Jacqueline Costa-Lascoux, Directrice de recherche honoraire au CNRS

Notes

(1) Selon la loi de 1881, critiquer, et même injurier une religion n’est pas un délit ni un crime en soi

(2) Cf Art. 166 du Code pénal allemand, art. 188 du Code pénal autrichien, art. 1er du Code pénal finlandais, art. 140 du Code pénal danois qui prévoit la possibilité de détention de celui qui, publiquement, ridiculise ou insulte le dogme ou le culte d’une communauté religieuse. Traditionnellement, le droit pénal des Etats du Sud de l’Europe (Espagne, Italie, Grèce) n’ont pas aboli le délit de blasphème.

(3) Cf Frères musulmans et islamisme politique en France, Rapport au Gouvernement, 2025.

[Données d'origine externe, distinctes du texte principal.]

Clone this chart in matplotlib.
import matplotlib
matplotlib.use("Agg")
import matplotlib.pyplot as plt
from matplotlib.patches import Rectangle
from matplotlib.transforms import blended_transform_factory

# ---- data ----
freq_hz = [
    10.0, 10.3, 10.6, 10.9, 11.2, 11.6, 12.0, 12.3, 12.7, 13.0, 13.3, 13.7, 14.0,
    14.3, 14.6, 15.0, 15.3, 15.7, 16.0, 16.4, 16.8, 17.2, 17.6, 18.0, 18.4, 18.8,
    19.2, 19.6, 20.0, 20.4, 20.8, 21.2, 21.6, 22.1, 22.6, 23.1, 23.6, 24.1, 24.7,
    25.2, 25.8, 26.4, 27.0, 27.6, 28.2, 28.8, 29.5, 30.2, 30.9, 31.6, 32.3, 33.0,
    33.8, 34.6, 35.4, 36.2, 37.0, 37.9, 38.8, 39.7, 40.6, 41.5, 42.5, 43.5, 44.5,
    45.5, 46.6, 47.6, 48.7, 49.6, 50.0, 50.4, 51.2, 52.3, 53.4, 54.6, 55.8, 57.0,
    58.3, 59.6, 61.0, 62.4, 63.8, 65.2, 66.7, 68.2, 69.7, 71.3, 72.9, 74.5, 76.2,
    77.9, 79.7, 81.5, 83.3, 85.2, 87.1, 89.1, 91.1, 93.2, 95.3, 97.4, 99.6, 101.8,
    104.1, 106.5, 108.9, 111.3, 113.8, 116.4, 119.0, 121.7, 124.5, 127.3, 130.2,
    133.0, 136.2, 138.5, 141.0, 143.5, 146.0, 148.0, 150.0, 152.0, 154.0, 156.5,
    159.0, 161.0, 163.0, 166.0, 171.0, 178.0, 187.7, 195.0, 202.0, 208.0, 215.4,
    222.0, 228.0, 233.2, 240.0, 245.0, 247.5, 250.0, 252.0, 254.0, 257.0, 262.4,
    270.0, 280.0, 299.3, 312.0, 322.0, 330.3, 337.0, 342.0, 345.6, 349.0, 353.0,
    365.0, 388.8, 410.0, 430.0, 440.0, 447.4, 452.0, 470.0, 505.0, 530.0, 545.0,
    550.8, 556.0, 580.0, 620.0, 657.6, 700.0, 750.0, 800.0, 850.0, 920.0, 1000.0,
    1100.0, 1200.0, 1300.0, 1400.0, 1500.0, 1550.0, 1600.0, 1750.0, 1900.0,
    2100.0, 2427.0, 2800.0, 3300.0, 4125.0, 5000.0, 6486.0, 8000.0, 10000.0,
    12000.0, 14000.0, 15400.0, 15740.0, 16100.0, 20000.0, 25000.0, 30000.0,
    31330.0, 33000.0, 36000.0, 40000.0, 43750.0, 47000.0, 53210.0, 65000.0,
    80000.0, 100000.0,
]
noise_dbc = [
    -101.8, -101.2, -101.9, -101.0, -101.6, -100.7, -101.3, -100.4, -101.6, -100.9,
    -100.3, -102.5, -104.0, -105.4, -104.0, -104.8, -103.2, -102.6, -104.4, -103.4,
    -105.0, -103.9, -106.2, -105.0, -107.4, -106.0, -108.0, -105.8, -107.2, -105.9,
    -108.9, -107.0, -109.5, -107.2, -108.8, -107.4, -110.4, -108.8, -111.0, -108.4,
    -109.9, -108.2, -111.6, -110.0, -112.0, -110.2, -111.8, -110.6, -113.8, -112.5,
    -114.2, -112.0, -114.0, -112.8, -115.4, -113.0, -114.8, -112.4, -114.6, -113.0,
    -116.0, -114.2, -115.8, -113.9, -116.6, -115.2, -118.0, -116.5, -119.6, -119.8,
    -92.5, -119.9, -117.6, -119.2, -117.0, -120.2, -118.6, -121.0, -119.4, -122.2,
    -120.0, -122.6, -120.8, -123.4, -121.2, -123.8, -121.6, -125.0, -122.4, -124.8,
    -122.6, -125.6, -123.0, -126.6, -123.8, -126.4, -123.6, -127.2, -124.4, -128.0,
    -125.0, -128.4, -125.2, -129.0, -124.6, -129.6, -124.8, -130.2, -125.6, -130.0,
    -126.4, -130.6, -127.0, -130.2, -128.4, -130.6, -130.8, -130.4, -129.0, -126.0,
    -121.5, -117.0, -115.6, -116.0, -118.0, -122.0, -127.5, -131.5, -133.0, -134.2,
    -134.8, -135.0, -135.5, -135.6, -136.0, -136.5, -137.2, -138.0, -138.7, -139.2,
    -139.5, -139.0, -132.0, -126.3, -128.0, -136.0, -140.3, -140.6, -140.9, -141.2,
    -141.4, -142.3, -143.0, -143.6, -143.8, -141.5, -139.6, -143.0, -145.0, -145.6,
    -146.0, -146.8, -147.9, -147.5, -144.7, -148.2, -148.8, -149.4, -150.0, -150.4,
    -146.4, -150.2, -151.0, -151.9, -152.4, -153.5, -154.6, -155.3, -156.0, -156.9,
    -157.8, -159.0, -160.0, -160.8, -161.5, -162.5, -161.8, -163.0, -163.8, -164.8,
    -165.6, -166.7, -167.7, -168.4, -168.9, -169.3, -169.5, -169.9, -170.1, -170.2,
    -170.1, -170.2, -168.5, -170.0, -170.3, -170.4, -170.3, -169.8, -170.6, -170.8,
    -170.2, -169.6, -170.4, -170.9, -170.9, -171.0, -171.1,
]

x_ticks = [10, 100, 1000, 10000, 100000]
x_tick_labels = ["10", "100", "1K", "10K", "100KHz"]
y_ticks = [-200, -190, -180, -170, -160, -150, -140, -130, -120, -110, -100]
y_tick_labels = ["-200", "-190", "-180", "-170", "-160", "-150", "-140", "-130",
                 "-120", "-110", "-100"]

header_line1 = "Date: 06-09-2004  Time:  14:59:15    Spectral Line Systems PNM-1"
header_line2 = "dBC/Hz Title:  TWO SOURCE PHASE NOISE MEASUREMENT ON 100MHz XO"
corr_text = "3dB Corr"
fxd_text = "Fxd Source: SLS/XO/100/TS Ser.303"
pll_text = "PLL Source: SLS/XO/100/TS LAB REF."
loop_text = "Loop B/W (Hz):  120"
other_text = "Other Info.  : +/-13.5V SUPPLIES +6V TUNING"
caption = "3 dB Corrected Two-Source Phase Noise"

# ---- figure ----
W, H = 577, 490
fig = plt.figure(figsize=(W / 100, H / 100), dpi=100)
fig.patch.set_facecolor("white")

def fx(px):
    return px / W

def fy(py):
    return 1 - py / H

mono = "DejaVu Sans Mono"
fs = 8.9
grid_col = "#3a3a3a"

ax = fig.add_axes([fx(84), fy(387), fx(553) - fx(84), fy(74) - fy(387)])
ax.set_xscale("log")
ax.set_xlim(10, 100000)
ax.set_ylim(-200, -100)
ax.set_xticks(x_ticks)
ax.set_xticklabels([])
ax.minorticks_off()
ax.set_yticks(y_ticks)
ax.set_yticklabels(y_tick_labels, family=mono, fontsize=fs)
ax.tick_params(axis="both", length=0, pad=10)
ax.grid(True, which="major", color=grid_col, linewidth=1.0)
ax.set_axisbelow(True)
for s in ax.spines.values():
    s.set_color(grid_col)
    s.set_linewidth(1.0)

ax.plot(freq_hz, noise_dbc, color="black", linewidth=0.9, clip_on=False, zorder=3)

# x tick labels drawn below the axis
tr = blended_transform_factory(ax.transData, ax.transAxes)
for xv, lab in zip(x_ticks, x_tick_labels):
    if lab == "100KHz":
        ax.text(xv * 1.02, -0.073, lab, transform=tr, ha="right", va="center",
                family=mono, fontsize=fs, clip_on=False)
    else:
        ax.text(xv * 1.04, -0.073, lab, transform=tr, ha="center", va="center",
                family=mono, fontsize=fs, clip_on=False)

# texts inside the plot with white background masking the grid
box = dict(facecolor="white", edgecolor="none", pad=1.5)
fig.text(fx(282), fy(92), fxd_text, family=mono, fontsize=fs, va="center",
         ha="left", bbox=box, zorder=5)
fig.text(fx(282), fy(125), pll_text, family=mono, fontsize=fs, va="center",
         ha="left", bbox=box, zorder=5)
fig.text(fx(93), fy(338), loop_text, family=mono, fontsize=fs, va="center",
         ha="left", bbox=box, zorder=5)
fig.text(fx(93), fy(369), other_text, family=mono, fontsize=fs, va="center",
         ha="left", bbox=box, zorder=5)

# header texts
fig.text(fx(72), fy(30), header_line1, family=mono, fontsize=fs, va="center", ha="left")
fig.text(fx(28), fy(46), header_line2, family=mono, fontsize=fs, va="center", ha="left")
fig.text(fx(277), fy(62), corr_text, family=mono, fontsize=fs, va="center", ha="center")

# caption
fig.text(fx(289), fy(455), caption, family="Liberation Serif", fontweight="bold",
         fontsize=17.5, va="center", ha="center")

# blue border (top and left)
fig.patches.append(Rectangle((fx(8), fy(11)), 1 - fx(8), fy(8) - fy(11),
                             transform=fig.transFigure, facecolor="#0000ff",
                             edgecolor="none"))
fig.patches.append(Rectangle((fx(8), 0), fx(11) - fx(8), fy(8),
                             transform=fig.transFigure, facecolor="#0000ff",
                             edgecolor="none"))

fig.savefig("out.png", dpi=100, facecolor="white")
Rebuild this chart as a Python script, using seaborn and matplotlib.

(4) Une affaire a défrayé la chronique : un résident français qui avait rempli le formulaire d’autorisation de séjour, à Berlin, en cochant la case « sans religion » s’est aperçu qu’un impôt religieux était prélevé sur son salaire au bénéfice du diocèse. Les autorités catholiques avaient  enquêté auprès du diocèse de naissance, en France, pour confirmer que ce résident avait été baptisé. Il fallut que celui-ci  abjure la foi catholique, par écrit, pour ne plus payer d’impôt religieux.

(5) Des tabloids ont titré : « L’Angleterre n’est plus chrétienne »

(6) En France, n’oublions pas les statuts particuliers de l’Alsace/Moselle, de la Guyane, de Mayotte.